=== RAW RECORDS ===

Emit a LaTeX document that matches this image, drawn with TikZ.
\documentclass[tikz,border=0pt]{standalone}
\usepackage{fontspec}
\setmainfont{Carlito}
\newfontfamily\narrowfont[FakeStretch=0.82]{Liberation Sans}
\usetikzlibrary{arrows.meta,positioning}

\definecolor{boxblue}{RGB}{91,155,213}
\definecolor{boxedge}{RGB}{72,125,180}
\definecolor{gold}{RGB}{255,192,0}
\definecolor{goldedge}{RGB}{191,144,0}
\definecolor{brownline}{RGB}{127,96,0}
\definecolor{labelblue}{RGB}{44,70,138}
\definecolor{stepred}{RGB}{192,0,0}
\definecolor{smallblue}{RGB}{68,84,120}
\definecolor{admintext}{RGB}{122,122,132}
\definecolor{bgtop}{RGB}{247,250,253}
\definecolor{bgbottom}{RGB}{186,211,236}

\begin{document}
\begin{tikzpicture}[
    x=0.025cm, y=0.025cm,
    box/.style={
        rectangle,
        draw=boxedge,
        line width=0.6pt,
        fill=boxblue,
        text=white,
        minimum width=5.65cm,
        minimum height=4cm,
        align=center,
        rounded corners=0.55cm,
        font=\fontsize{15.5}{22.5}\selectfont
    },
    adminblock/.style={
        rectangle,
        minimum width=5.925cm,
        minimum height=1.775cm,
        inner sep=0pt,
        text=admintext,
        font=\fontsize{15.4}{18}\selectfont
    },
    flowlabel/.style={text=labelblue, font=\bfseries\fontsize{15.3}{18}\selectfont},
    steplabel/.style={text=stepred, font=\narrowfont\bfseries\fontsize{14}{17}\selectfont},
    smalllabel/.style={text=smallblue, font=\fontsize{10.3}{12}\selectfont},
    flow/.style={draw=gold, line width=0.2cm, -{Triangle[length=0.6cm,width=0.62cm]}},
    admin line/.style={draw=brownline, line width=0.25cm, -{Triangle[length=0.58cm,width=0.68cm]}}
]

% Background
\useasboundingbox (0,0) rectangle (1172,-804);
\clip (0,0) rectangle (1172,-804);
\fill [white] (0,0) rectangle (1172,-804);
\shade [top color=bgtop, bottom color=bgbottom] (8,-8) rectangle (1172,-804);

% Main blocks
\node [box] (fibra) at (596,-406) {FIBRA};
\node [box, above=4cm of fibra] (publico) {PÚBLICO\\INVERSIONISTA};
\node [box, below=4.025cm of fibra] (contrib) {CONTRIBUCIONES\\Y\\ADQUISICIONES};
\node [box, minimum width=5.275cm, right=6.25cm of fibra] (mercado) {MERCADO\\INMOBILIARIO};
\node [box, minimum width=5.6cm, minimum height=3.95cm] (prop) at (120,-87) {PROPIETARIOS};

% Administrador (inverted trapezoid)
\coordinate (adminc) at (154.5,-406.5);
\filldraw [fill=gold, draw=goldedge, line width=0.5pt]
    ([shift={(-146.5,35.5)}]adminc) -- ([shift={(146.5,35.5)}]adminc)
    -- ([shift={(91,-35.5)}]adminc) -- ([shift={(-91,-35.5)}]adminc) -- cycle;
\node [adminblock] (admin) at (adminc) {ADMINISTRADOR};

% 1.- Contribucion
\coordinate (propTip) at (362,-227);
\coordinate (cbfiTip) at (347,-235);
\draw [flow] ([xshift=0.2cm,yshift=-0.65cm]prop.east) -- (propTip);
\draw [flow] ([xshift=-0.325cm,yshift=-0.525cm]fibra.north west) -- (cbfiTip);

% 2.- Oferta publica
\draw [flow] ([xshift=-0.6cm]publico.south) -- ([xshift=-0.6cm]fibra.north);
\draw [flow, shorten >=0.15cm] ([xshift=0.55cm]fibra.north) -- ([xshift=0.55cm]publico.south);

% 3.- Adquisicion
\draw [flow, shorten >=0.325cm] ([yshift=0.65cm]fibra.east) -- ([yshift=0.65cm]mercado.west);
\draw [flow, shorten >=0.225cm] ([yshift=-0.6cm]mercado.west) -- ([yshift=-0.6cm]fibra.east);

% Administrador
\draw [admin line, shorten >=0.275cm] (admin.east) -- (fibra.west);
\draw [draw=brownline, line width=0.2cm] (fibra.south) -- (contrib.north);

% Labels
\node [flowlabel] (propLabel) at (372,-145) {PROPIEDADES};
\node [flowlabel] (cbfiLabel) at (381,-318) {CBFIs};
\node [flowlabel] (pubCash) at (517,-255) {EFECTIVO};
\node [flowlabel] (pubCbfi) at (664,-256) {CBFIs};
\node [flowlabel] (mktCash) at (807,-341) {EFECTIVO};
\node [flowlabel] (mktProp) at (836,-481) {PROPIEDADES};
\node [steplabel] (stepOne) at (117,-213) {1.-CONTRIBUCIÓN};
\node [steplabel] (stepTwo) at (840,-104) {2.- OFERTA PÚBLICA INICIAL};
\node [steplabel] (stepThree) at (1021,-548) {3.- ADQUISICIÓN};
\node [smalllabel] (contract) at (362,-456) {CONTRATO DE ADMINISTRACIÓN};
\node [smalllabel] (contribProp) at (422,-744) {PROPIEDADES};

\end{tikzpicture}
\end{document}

===
=== RAW RECORDS ===

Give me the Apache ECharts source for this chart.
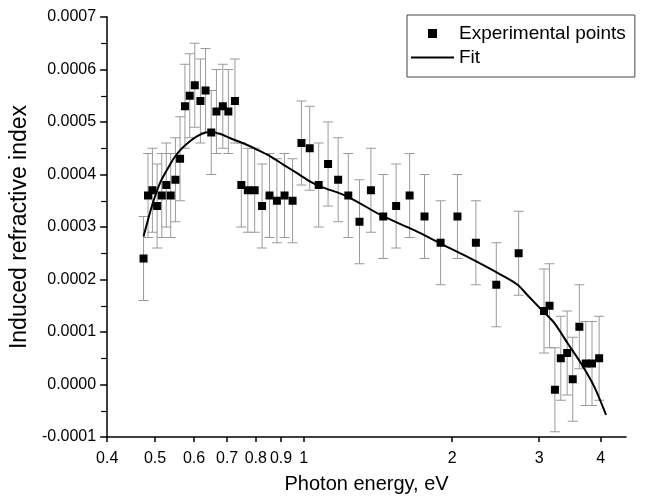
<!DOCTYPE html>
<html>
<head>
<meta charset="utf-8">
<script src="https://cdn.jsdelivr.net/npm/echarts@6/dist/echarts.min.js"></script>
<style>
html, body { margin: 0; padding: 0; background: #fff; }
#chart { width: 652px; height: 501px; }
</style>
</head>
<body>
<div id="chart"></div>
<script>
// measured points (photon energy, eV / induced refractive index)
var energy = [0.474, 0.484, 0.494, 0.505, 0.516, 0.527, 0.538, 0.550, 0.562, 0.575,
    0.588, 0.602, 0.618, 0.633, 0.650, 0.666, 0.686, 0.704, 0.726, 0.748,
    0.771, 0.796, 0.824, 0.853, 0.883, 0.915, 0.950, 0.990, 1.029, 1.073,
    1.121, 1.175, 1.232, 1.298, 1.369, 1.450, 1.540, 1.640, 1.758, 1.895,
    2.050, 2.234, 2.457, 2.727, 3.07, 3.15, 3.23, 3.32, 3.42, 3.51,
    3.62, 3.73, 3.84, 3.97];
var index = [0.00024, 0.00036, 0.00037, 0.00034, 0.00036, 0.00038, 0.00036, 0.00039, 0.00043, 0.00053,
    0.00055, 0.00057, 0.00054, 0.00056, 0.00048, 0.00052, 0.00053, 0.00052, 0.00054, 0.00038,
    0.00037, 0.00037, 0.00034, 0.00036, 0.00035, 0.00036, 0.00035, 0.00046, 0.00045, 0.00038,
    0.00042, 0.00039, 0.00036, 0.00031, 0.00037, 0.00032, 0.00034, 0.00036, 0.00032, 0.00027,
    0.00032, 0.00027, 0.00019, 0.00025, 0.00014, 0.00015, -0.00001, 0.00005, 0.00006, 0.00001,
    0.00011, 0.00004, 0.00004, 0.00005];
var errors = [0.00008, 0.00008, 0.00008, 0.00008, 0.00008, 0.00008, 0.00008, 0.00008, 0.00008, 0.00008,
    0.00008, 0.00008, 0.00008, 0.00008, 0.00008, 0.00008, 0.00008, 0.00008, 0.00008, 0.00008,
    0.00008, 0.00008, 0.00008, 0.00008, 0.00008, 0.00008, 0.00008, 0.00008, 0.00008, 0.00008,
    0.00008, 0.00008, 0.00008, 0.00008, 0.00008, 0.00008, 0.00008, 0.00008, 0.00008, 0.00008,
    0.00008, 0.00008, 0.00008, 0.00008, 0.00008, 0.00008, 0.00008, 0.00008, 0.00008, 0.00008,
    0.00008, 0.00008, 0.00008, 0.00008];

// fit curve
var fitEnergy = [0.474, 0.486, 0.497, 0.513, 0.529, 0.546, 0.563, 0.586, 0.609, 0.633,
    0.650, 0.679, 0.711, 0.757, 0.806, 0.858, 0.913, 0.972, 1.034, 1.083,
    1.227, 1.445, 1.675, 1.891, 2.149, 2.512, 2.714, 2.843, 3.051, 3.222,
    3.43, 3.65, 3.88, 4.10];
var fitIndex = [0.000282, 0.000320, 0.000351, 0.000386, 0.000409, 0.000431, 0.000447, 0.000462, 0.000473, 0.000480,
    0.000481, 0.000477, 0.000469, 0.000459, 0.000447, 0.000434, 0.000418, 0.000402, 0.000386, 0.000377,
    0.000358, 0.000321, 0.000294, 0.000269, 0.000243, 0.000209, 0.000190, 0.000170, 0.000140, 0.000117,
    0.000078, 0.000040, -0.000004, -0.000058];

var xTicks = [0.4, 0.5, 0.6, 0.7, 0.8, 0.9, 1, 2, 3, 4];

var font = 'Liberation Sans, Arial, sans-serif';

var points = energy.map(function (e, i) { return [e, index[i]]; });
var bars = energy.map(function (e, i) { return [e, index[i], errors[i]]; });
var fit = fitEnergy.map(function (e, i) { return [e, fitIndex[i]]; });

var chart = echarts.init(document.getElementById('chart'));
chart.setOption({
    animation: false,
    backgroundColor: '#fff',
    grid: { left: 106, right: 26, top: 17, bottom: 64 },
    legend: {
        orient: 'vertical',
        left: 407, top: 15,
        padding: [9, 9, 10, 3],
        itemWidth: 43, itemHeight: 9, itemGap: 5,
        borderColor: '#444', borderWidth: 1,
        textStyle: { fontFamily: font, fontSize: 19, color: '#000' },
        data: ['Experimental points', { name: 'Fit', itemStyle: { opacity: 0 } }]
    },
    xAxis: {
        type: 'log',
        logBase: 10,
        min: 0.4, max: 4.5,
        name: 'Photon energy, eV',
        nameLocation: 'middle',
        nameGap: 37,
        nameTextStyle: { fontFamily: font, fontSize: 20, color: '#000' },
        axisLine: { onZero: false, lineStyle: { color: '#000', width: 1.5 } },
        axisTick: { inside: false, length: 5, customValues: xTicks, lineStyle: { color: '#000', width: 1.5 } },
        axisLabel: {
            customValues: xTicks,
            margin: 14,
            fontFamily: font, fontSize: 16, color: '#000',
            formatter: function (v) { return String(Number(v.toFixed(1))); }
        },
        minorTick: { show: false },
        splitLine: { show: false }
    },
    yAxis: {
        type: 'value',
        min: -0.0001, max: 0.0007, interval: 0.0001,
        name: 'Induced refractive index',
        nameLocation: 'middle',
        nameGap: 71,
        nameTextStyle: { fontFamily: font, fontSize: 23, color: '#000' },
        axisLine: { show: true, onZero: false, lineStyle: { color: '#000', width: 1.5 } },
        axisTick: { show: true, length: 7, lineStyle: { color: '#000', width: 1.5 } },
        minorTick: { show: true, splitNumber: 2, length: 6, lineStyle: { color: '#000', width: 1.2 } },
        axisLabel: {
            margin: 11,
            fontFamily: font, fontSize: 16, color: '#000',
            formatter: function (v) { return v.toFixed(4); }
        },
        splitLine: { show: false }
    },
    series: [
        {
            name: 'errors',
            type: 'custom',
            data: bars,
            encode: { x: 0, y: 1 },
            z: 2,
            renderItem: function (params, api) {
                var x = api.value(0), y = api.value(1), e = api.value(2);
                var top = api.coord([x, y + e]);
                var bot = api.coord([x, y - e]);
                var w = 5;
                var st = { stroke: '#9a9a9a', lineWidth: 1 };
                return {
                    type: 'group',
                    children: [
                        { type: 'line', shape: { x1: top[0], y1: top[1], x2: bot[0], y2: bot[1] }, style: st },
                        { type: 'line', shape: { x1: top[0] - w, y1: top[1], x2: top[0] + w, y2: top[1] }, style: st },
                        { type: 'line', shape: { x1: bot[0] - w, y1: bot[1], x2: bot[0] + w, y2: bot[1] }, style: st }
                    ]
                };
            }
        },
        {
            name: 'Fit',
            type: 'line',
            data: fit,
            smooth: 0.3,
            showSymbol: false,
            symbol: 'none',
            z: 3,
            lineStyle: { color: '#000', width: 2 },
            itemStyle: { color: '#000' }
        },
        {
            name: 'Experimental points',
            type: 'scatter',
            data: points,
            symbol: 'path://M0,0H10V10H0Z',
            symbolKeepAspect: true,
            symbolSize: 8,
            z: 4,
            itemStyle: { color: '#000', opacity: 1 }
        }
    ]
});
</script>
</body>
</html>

===

**EXERCISE:** Lines from the one with "Give me the" through the one with "0.00008, 0.00008, 0.00008, 0.00008];" are the only ones to quote. Quote them exactly and leave out pictures.

**PROBLEM SOLUTION:**
Give me the Apache ECharts source for this chart.
<!DOCTYPE html>
<html>
<head>
<meta charset="utf-8">
<script src="https://cdn.jsdelivr.net/npm/echarts@6/dist/echarts.min.js"></script>
<style>
html, body { margin: 0; padding: 0; background: #fff; }
#chart { width: 652px; height: 501px; }
</style>
</head>
<body>
<div id="chart"></div>
<script>
// measured points (photon energy, eV / induced refractive index)
var energy = [0.474, 0.484, 0.494, 0.505, 0.516, 0.527, 0.538, 0.550, 0.562, 0.575,
    0.588, 0.602, 0.618, 0.633, 0.650, 0.666, 0.686, 0.704, 0.726, 0.748,
    0.771, 0.796, 0.824, 0.853, 0.883, 0.915, 0.950, 0.990, 1.029, 1.073,
    1.121, 1.175, 1.232, 1.298, 1.369, 1.450, 1.540, 1.640, 1.758, 1.895,
    2.050, 2.234, 2.457, 2.727, 3.07, 3.15, 3.23, 3.32, 3.42, 3.51,
    3.62, 3.73, 3.84, 3.97];
var index = [0.00024, 0.00036, 0.00037, 0.00034, 0.00036, 0.00038, 0.00036, 0.00039, 0.00043, 0.00053,
    0.00055, 0.00057, 0.00054, 0.00056, 0.00048, 0.00052, 0.00053, 0.00052, 0.00054, 0.00038,
    0.00037, 0.00037, 0.00034, 0.00036, 0.00035, 0.00036, 0.00035, 0.00046, 0.00045, 0.00038,
    0.00042, 0.00039, 0.00036, 0.00031, 0.00037, 0.00032, 0.00034, 0.00036, 0.00032, 0.00027,
    0.00032, 0.00027, 0.00019, 0.00025, 0.00014, 0.00015, -0.00001, 0.00005, 0.00006, 0.00001,
    0.00011, 0.00004, 0.00004, 0.00005];
var errors = [0.00008, 0.00008, 0.00008, 0.00008, 0.00008, 0.00008, 0.00008, 0.00008, 0.00008, 0.00008,
    0.00008, 0.00008, 0.00008, 0.00008, 0.00008, 0.00008, 0.00008, 0.00008, 0.00008, 0.00008,
    0.00008, 0.00008, 0.00008, 0.00008, 0.00008, 0.00008, 0.00008, 0.00008, 0.00008, 0.00008,
    0.00008, 0.00008, 0.00008, 0.00008, 0.00008, 0.00008, 0.00008, 0.00008, 0.00008, 0.00008,
    0.00008, 0.00008, 0.00008, 0.00008, 0.00008, 0.00008, 0.00008, 0.00008, 0.00008, 0.00008,
    0.00008, 0.00008, 0.00008, 0.00008];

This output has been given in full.